Stroman believes GAO is the first and only federal agency to release diversity data to employees. In fact, a number of federal employee groups -- including Federally Employed Women and the African American Federal Executive Association -- went to Congress recently with a request for data. They want the Office of Personnel Management to offer more detailed information on how many minorities, women, people with disabilities and veterans each agency employs. They didn't go so far as to ask for data by promotion or performance rating.

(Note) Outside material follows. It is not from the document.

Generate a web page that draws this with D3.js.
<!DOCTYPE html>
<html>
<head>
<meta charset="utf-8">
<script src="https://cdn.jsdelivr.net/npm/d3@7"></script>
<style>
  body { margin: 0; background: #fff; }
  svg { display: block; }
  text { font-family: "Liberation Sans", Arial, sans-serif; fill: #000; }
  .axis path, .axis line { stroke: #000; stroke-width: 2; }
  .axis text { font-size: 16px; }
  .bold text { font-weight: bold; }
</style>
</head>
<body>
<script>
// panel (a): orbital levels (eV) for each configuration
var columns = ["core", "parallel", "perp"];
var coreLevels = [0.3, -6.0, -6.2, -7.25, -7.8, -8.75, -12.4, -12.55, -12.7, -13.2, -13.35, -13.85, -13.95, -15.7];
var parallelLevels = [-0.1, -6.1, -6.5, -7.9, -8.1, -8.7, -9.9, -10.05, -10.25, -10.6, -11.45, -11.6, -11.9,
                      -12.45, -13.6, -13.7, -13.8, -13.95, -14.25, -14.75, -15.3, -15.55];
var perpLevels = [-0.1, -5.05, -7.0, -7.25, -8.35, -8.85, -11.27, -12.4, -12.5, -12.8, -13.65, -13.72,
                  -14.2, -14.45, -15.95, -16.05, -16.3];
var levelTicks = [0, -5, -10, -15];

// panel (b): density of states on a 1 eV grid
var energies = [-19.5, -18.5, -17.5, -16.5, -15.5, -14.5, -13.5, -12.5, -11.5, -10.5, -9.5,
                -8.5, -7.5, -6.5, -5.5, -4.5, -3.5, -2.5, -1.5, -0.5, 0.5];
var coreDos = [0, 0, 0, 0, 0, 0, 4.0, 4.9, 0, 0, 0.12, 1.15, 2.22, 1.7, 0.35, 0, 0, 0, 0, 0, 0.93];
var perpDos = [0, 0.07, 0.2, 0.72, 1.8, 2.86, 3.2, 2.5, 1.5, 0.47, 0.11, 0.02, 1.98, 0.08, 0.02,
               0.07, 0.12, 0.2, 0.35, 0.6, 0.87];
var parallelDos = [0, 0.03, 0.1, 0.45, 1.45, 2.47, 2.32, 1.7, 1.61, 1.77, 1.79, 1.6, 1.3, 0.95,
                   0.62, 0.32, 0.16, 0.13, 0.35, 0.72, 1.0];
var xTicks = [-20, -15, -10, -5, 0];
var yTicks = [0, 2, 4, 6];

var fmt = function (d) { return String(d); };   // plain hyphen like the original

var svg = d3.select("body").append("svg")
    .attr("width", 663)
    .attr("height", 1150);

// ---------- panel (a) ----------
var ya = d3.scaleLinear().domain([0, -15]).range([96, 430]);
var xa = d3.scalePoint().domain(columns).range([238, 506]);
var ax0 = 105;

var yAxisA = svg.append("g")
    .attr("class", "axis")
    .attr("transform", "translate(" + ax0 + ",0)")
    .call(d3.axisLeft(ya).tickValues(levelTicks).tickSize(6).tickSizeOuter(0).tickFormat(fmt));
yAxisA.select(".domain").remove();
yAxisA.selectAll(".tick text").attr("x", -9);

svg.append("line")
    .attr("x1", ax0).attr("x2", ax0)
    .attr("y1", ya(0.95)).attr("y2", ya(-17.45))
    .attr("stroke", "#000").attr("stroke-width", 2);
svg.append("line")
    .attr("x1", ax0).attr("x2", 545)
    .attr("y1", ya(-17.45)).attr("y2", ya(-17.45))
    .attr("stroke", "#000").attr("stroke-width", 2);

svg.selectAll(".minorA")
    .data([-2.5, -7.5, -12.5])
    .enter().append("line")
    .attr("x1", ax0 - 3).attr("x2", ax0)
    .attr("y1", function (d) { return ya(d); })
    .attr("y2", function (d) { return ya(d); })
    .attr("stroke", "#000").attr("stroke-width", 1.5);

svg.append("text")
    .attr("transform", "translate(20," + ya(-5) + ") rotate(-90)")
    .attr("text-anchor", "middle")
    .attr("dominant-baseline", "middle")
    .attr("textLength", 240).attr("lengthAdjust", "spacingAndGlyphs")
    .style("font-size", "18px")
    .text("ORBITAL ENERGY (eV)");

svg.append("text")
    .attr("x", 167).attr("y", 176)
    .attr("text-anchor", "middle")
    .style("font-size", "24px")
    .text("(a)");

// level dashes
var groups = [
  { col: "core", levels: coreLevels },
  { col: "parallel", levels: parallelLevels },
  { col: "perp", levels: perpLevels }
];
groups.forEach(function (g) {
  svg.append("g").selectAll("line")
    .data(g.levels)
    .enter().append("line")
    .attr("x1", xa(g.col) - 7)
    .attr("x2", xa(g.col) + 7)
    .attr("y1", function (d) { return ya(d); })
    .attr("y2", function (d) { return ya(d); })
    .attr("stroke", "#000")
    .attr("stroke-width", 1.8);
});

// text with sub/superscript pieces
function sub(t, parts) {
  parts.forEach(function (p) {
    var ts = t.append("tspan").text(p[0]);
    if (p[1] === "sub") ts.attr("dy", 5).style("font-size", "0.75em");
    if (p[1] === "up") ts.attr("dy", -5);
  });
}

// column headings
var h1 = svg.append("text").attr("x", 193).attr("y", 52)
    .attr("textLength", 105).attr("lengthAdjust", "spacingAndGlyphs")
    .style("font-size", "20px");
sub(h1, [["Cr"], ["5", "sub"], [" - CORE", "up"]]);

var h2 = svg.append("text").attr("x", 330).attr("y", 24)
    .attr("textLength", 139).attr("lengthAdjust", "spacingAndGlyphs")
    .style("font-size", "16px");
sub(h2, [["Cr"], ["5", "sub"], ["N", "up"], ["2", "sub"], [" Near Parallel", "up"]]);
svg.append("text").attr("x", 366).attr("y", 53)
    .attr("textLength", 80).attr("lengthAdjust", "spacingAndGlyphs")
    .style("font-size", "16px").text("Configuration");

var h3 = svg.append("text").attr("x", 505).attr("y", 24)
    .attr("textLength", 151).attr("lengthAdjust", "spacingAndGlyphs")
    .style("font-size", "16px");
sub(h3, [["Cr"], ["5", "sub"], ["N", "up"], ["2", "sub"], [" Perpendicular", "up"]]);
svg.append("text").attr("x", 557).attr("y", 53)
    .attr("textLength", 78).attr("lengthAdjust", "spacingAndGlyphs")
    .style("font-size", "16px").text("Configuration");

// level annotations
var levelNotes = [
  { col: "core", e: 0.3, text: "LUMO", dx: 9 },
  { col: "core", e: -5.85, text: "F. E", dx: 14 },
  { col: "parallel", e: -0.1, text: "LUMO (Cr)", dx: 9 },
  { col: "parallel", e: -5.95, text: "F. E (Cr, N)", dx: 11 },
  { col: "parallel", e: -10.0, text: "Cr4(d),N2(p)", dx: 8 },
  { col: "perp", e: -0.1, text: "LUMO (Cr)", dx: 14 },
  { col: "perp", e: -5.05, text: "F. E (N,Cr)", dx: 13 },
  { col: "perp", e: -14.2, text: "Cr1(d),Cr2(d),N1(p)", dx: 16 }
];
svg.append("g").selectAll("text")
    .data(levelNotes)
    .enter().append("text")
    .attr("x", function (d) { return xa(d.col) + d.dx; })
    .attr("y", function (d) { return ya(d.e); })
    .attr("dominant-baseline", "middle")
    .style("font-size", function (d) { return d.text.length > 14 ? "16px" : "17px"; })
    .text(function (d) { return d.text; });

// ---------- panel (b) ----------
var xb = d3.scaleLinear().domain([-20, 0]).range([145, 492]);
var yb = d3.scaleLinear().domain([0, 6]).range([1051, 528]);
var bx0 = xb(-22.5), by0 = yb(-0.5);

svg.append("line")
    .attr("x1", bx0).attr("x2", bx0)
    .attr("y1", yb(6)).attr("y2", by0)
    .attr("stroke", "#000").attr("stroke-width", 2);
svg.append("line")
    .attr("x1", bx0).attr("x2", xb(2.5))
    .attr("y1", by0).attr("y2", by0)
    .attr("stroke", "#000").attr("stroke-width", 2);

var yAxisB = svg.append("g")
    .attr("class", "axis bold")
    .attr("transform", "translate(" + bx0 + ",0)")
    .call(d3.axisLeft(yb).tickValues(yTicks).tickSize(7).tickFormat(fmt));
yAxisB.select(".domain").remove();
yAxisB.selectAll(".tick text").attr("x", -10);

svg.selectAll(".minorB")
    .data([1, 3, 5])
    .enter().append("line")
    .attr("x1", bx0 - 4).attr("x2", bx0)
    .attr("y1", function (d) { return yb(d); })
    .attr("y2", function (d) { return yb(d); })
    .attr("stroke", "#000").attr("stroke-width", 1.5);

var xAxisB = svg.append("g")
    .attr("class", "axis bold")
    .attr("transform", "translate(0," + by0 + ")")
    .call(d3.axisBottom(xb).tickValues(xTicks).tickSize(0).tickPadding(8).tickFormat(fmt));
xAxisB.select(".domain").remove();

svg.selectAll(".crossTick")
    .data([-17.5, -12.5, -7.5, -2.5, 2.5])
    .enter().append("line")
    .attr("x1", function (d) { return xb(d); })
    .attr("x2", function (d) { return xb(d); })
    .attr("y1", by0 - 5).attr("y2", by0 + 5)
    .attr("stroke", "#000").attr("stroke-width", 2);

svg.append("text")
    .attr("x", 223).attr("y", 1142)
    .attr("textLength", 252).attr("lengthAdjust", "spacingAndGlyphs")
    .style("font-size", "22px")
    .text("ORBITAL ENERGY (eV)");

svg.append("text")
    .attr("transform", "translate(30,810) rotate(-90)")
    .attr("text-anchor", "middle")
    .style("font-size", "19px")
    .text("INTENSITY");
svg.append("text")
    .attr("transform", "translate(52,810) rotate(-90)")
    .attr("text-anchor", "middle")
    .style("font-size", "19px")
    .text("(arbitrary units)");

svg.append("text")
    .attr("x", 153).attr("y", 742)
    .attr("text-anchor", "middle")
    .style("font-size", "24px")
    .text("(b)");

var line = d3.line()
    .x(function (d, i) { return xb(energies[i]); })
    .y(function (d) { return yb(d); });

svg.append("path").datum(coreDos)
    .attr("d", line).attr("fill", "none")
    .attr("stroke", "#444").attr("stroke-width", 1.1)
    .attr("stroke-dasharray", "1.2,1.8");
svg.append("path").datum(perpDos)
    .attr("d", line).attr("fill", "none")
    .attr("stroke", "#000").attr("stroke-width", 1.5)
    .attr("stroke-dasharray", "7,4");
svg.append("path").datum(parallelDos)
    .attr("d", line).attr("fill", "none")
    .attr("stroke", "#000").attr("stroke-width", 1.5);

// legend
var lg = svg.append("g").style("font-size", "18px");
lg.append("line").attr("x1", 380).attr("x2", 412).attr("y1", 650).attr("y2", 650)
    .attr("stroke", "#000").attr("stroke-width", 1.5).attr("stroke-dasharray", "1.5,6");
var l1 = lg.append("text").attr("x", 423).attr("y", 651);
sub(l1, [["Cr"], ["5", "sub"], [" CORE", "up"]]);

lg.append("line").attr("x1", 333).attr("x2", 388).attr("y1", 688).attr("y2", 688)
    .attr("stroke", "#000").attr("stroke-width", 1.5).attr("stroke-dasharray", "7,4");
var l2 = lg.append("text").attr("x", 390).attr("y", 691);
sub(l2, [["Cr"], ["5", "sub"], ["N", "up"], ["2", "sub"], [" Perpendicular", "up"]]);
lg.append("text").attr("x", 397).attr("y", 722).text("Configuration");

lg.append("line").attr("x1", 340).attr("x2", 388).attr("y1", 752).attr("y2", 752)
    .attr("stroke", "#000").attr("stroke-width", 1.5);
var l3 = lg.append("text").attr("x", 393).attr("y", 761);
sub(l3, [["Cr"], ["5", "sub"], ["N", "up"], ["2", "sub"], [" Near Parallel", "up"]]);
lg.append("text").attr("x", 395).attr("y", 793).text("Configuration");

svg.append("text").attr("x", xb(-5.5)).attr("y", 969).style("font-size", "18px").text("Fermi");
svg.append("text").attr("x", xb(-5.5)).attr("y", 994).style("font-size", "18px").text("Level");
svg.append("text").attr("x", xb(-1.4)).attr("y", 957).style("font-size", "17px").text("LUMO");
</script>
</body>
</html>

"Current OPM reports group all minorities in grades GS-14, 15 and [the Senior Executive Service] together," William A. Brown Sr., national president and founder of AAFEA and retired senior executive at the Army Corps of Engineers, told Congress in May. "This presents a distorted view of diversity. We need an accurate baseline to measure progress or lack thereof."

Brown and his group are asking GAO to conduct a detailed study of diversity across all agencies. He wants to know, for example, whether his suspicions are true that blacks who reach the Senior Executive Service are older than others in the SES, giving them a shorter turn in power.

Brown's urgency to get the data stems from the opportunity he sees to diversify the upper ranks of government as many retire in the coming decade. Stroman wants to protect employees from the new wave of pay for performance. He says such pay systems pave the way for discrimination by giving managers more room to be subjective.

More important than giving diversity data to Congress or even to advocacy groups is sharing it with middle managers, according to a new report from The Conference Board Inc., a nonprofit business research group in New York. Written by executives from corporations such as Avon Products Inc., Hewitt Associates, Merrill Lynch & Co. and Safeco Corp., among others, the report finds that middle managers are the biggest roadblock to diversity initiatives.

Middle managers, they said, are the ones who actually handle the promotions and performance reviews that executives from on high analyze for diversity. "The middle management layer seemingly douses the spreading diversity fire, smothering it through inertia rather than outright opposition," according to the report.

To fan the fire, these executives say, give middle managers the data. The Conference Board recommends releasing diversity data four times a year.

"A common and legitimate complaint on the part of middle managers is that they don't know the score," the report noted. "They're used to getting that data on a regular basis on inventory, productivity and response times and are expected to monitor these regularly and take necessary corrective action. Diversity should be no different."

In Stroman's discussions with GAO employees, he singled out a central reason for the discrepancies in performance scores: Managers were afraid to talk to their employees of color about their performance reviews.

"When [employees of color] get their ratings back, it is a surprise to them oftentimes," Stroman says. "There is a different level of communication going on with regard to performance with staff of color than with white staff. I think that reflects the culture that we live in. Having difficult discussions at work is difficult in any setting, but when you overlay that with gender, race, sexual orientation, it becomes more difficult. That disadvantages the staff of color."

But as much as Stroman and Walker believe in their system, it has opened them up to congressional backlash.

Rep. Danny Davis, D-Ill., chairman of the House Subcommittee on the Federal Workforce, Postal Service and the District of Columbia, said at the hearing that members of GAO's Blacks in Government branch came to him with concerns about the disparity between black and white analysts. The performance ratings had greater consequences for employees since a pay restructuring took place at GAO gave some employees a chance at higher pay and capped others at a lower level.

"It would appear that African-Americans at GAO have been harmed by the restructuring, and this brings into question the fairness and credibility of GAO's performance management system," Davis said at the hearing.

Other critics complain that the raison d'être for GAO's diversity office--dealing with discrimination com-plaints--languishes. Janice Reece, general counsel for the GAO's Personnel Appeals Board from 1999 to 2005, told lawmakers that GAO was underfunding Stroman's office.

"The lack of resources for the operation of the civil rights office, or the office of opportunity and inclusiveness, has created substantial delays of processing in [Equal Employment Opportunity] complaints," Reece said. "The delays caused many employees to inform me that they wanted to forgo their claims of discrimination completely."

Stroman's controversial approach of airing diversity statistics is starting to pay off. When GAO first started disseminating promotions and performance review data, employees who worked at the Washington headquarters were shown to have higher marks than their counterparts in field offices such as Atlanta, Dallas and San Francisco. After the disparity was revealed, ratings and promotions nationwide leveled out almost immediately. This shift gives Stroman hope that parity can prevail.